→ Objective:
Set down only the lines running from the one with "What Observable Plot" to the one with "const label = d", both lines included, exactly as they stand, please.

→ Supplied records:
◇ ◇ ◇ ◇

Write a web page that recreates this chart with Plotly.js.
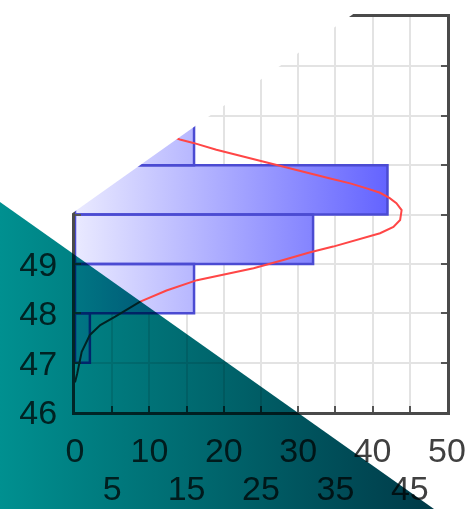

◇ ◇ ◇ ◇

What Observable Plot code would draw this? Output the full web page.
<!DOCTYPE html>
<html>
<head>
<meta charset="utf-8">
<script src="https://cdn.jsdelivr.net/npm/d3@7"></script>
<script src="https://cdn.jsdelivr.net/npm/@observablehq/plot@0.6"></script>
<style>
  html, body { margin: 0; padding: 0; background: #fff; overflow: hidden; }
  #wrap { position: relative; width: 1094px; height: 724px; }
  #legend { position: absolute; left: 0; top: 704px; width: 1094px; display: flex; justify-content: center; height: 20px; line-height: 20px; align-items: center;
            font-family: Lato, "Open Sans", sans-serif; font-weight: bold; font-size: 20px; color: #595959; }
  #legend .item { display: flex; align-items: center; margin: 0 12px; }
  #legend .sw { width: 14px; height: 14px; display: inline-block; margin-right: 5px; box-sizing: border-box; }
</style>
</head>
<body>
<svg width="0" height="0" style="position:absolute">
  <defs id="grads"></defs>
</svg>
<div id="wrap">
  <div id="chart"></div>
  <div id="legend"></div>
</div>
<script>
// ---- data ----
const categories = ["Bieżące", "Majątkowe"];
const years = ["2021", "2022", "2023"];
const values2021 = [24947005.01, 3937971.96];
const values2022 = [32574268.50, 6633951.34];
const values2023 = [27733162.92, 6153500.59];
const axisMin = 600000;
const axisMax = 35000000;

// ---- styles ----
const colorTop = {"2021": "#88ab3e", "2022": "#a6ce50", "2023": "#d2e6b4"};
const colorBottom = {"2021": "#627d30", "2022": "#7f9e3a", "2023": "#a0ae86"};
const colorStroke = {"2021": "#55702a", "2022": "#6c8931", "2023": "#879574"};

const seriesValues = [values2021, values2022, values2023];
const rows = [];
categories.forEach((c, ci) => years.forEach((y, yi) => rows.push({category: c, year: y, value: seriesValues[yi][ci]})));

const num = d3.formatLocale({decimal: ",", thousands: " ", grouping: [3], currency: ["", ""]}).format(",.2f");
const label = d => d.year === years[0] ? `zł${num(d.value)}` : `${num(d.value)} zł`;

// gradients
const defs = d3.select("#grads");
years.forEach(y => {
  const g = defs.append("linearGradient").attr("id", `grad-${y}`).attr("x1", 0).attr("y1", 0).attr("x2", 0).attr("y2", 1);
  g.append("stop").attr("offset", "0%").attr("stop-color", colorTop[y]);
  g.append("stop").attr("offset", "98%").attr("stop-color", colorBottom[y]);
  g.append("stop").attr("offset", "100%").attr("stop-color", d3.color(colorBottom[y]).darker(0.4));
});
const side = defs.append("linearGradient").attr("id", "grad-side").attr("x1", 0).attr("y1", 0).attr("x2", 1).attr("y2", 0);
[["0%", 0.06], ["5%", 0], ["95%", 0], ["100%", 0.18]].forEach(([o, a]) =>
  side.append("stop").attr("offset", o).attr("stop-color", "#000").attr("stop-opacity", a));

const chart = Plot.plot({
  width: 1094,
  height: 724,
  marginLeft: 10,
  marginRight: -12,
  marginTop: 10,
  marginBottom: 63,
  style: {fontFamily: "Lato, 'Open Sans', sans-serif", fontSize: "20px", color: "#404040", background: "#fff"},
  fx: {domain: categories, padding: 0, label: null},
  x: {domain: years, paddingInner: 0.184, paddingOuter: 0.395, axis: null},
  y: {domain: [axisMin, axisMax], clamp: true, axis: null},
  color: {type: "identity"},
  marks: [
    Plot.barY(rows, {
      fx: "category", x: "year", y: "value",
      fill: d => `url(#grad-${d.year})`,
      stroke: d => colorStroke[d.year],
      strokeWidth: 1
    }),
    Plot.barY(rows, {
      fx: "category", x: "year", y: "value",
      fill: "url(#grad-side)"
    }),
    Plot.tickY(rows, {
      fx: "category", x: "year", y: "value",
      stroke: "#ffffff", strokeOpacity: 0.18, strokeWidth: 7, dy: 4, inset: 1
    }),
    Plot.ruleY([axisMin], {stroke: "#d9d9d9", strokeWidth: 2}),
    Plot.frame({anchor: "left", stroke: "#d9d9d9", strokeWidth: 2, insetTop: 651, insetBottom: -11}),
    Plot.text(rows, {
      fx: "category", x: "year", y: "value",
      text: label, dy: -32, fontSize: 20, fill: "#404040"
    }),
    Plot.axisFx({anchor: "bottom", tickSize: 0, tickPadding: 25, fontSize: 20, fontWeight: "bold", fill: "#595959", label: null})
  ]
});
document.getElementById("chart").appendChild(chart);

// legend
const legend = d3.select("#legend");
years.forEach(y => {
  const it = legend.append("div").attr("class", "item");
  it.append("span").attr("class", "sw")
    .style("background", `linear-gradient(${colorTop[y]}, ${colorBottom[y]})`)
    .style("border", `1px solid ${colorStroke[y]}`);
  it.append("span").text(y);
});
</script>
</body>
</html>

◇ ◇ ◇ ◇

→ The reply:
What Observable Plot code would draw this? Output the full web page.
<!DOCTYPE html>
<html>
<head>
<meta charset="utf-8">
<script src="https://cdn.jsdelivr.net/npm/d3@7"></script>
<script src="https://cdn.jsdelivr.net/npm/@observablehq/plot@0.6"></script>
<style>
  html, body { margin: 0; padding: 0; background: #fff; overflow: hidden; }
  #wrap { position: relative; width: 1094px; height: 724px; }
  #legend { position: absolute; left: 0; top: 704px; width: 1094px; display: flex; justify-content: center; height: 20px; line-height: 20px; align-items: center;
            font-family: Lato, "Open Sans", sans-serif; font-weight: bold; font-size: 20px; color: #595959; }
  #legend .item { display: flex; align-items: center; margin: 0 12px; }
  #legend .sw { width: 14px; height: 14px; display: inline-block; margin-right: 5px; box-sizing: border-box; }
</style>
</head>
<body>
<svg width="0" height="0" style="position:absolute">
  <defs id="grads"></defs>
</svg>
<div id="wrap">
  <div id="chart"></div>
  <div id="legend"></div>
</div>
<script>
// ---- data ----
const categories = ["Bieżące", "Majątkowe"];
const years = ["2021", "2022", "2023"];
const values2021 = [24947005.01, 3937971.96];
const values2022 = [32574268.50, 6633951.34];
const values2023 = [27733162.92, 6153500.59];
const axisMin = 600000;
const axisMax = 35000000;

// ---- styles ----
const colorTop = {"2021": "#88ab3e", "2022": "#a6ce50", "2023": "#d2e6b4"};
const colorBottom = {"2021": "#627d30", "2022": "#7f9e3a", "2023": "#a0ae86"};
const colorStroke = {"2021": "#55702a", "2022": "#6c8931", "2023": "#879574"};

const seriesValues = [values2021, values2022, values2023];
const rows = [];
categories.forEach((c, ci) => years.forEach((y, yi) => rows.push({category: c, year: y, value: seriesValues[yi][ci]})));

const num = d3.formatLocale({decimal: ",", thousands: " ", grouping: [3], currency: ["", ""]}).format(",.2f");
const label = d => d.year === years[0] ? `zł${num(d.value)}` : `${num(d.value)} zł`;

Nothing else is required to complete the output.